Abstract

From Green Menace To Green Moneymaker: The Sakae Bio Inc. Kudzu Factory, 1990-1999

Scholars such as Mart A. Stewart and Derek Alderman have shown how the southeastern United States’ economic transition from forage agriculture to lumber farming resulted in kudzu vine becoming a weed. The fact that attempts to farm the plant continued afterwards, though, suggests that this narrative can be complicated. In 1990, Sakae Bio Inc., a Japanese corporation specializing in food products, negotiated with Opelika’s mayor the purchase of a 175-acre cotton farm with the hopes of converting it into the world’s first kudzu factory. The depletion of the vine in their native country and the southeast’s abundance of the plant inspired the company to import the vine from Alabama to Japan. This effort, however, failed. The plant’s own traits resisted mechanical farming, while the region’s native insects and animals threatened the plant.

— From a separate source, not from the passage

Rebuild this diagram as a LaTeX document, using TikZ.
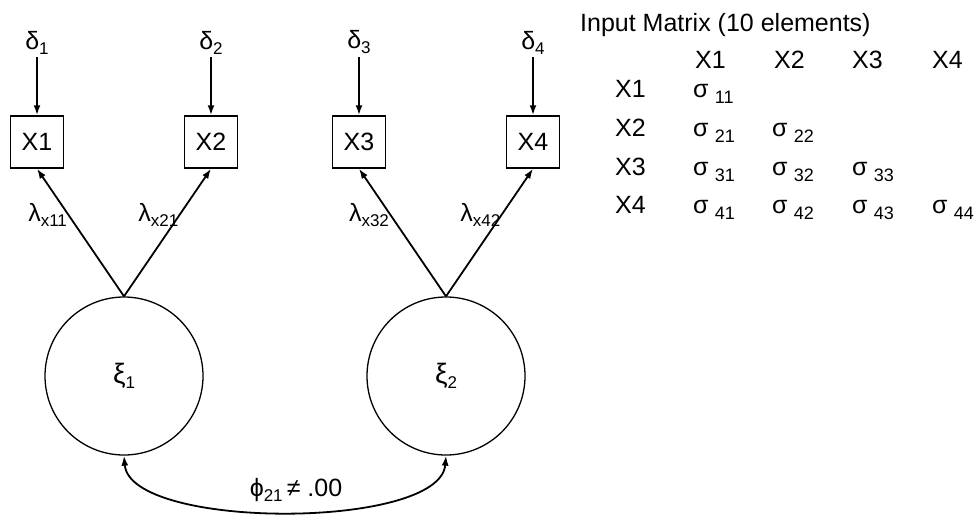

Moreover, Sakae Bio Inc. faced financial issues and had to contend with the monopoly that Chinese companies had on kudzu products. Despite this failure, however, the initial excitement in Japan and the United States around this project inspired further consideration of the vine’s beneficial qualities in the southeast. Through newspapers covering the company’s efforts, interviews with former employees, and recipes, this paper will show how the company shaped attitudes towards kudzu in the southeast and encouraged some southerners to view a long detested invasive species as a potentially useful crop.